• What this task involves
Restate all the material verbatim, except for the pictures.
+===+
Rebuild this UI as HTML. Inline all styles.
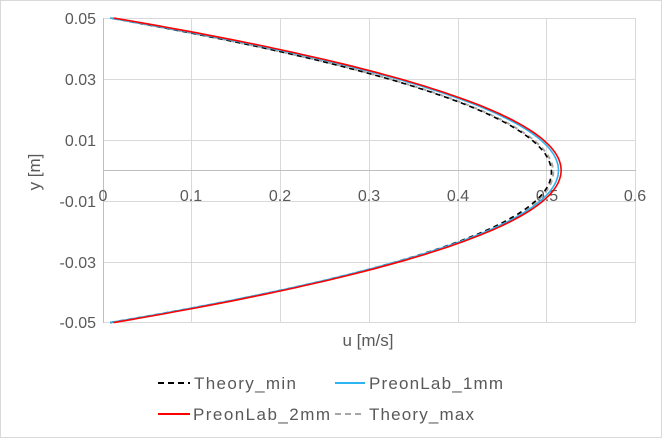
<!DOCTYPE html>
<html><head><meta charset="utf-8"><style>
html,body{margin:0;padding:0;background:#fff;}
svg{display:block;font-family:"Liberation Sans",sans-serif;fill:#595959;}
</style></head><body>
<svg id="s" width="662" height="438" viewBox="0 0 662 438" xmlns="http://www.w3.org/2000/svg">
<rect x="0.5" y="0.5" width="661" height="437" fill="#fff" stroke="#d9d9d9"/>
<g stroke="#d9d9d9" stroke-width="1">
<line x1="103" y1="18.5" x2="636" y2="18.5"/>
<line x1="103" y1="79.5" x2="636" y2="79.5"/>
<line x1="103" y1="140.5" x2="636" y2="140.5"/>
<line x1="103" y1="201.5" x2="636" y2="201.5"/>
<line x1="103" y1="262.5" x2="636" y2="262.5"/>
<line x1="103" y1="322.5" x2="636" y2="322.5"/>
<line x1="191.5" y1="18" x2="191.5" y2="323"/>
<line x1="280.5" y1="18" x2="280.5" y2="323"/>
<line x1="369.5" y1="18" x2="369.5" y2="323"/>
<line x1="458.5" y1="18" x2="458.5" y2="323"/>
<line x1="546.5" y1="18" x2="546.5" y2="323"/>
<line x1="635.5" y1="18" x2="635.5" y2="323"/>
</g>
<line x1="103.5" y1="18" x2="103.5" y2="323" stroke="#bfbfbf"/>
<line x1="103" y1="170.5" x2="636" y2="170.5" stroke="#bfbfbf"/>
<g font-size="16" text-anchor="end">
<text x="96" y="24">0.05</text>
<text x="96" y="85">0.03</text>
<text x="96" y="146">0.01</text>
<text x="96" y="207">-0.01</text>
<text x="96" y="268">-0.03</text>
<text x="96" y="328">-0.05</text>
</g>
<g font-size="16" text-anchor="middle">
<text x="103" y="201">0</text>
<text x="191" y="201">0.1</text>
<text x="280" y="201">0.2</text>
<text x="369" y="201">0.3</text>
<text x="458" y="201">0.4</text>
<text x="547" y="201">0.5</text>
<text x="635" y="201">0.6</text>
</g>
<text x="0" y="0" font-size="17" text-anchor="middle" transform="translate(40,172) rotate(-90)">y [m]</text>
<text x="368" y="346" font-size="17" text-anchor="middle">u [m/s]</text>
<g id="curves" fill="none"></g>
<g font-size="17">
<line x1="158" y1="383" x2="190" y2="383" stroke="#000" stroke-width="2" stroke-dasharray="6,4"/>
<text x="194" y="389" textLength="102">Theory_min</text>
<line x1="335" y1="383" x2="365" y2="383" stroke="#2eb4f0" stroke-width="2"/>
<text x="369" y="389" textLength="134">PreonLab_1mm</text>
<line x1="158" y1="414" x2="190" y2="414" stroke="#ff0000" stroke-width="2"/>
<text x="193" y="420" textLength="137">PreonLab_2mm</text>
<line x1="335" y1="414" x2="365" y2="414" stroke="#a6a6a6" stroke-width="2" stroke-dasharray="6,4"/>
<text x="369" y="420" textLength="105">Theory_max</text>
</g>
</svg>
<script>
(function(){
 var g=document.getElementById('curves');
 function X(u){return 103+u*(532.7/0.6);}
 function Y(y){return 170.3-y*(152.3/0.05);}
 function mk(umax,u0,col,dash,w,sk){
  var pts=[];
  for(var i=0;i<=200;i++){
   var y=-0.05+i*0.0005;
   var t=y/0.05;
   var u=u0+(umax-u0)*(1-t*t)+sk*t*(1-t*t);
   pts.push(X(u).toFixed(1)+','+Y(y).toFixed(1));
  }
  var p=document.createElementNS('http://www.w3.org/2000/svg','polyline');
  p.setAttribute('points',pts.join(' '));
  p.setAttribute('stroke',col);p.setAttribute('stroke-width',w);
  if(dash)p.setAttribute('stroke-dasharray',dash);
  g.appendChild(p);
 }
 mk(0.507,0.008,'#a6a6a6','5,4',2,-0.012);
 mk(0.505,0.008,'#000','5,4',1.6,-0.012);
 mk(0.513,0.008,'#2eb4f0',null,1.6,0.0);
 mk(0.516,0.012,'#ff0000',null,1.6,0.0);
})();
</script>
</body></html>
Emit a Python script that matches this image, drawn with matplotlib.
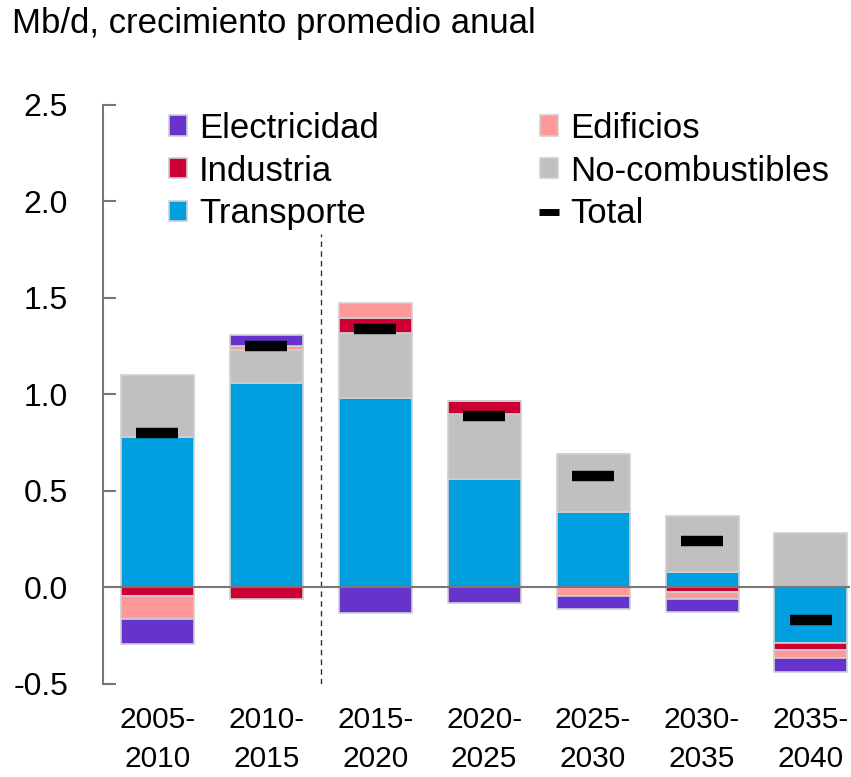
+===+
• Answer to the problem
Rebuild this UI as HTML. Inline all styles.
<!DOCTYPE html>
<html><head><meta charset="utf-8"><style>
html,body{margin:0;padding:0;background:#fff;}
svg{display:block;font-family:"Liberation Sans",sans-serif;fill:#595959;}
</style></head><body>
<svg id="s" width="662" height="438" viewBox="0 0 662 438" xmlns="http://www.w3.org/2000/svg">
<rect x="0.5" y="0.5" width="661" height="437" fill="#fff" stroke="#d9d9d9"/>
<g stroke="#d9d9d9" stroke-width="1">
<line x1="103" y1="18.5" x2="636" y2="18.5"/>
<line x1="103" y1="79.5" x2="636" y2="79.5"/>
<line x1="103" y1="140.5" x2="636" y2="140.5"/>
<line x1="103" y1="201.5" x2="636" y2="201.5"/>
<line x1="103" y1="262.5" x2="636" y2="262.5"/>
<line x1="103" y1="322.5" x2="636" y2="322.5"/>
<line x1="191.5" y1="18" x2="191.5" y2="323"/>
<line x1="280.5" y1="18" x2="280.5" y2="323"/>
<line x1="369.5" y1="18" x2="369.5" y2="323"/>
<line x1="458.5" y1="18" x2="458.5" y2="323"/>
<line x1="546.5" y1="18" x2="546.5" y2="323"/>
<line x1="635.5" y1="18" x2="635.5" y2="323"/>
</g>
<line x1="103.5" y1="18" x2="103.5" y2="323" stroke="#bfbfbf"/>
<line x1="103" y1="170.5" x2="636" y2="170.5" stroke="#bfbfbf"/>
<g font-size="16" text-anchor="end">
<text x="96" y="24">0.05</text>
<text x="96" y="85">0.03</text>
<text x="96" y="146">0.01</text>
<text x="96" y="207">-0.01</text>
<text x="96" y="268">-0.03</text>
<text x="96" y="328">-0.05</text>
</g>
<g font-size="16" text-anchor="middle">
<text x="103" y="201">0</text>
<text x="191" y="201">0.1</text>
<text x="280" y="201">0.2</text>
<text x="369" y="201">0.3</text>
<text x="458" y="201">0.4</text>
<text x="547" y="201">0.5</text>
<text x="635" y="201">0.6</text>
</g>
<text x="0" y="0" font-size="17" text-anchor="middle" transform="translate(40,172) rotate(-90)">y [m]</text>
<text x="368" y="346" font-size="17" text-anchor="middle">u [m/s]</text>
<g id="curves" fill="none"></g>
<g font-size="17">
<line x1="158" y1="383" x2="190" y2="383" stroke="#000" stroke-width="2" stroke-dasharray="6,4"/>
<text x="194" y="389" textLength="102">Theory_min</text>
<line x1="335" y1="383" x2="365" y2="383" stroke="#2eb4f0" stroke-width="2"/>
<text x="369" y="389" textLength="134">PreonLab_1mm</text>
<line x1="158" y1="414" x2="190" y2="414" stroke="#ff0000" stroke-width="2"/>
<text x="193" y="420" textLength="137">PreonLab_2mm</text>
<line x1="335" y1="414" x2="365" y2="414" stroke="#a6a6a6" stroke-width="2" stroke-dasharray="6,4"/>
<text x="369" y="420" textLength="105">Theory_max</text>
</g>
</svg>
<script>
(function(){
 var g=document.getElementById('curves');
 function X(u){return 103+u*(532.7/0.6);}
 function Y(y){return 170.3-y*(152.3/0.05);}
 function mk(umax,u0,col,dash,w,sk){
  var pts=[];
  for(var i=0;i<=200;i++){
   var y=-0.05+i*0.0005;
   var t=y/0.05;
   var u=u0+(umax-u0)*(1-t*t)+sk*t*(1-t*t);
   pts.push(X(u).toFixed(1)+','+Y(y).toFixed(1));
  }
  var p=document.createElementNS('http://www.w3.org/2000/svg','polyline');
  p.setAttribute('points',pts.join(' '));
  p.setAttribute('stroke',col);p.setAttribute('stroke-width',w);
  if(dash)p.setAttribute('stroke-dasharray',dash);
  g.appendChild(p);
 }
 mk(0.507,0.008,'#a6a6a6','5,4',2,-0.012);
 mk(0.505,0.008,'#000','5,4',1.6,-0.012);
 mk(0.513,0.008,'#2eb4f0',null,1.6,0.0);
 mk(0.516,0.012,'#ff0000',null,1.6,0.0);
})();
</script>
</body></html>
Emit a Python script that matches this image, drawn with matplotlib.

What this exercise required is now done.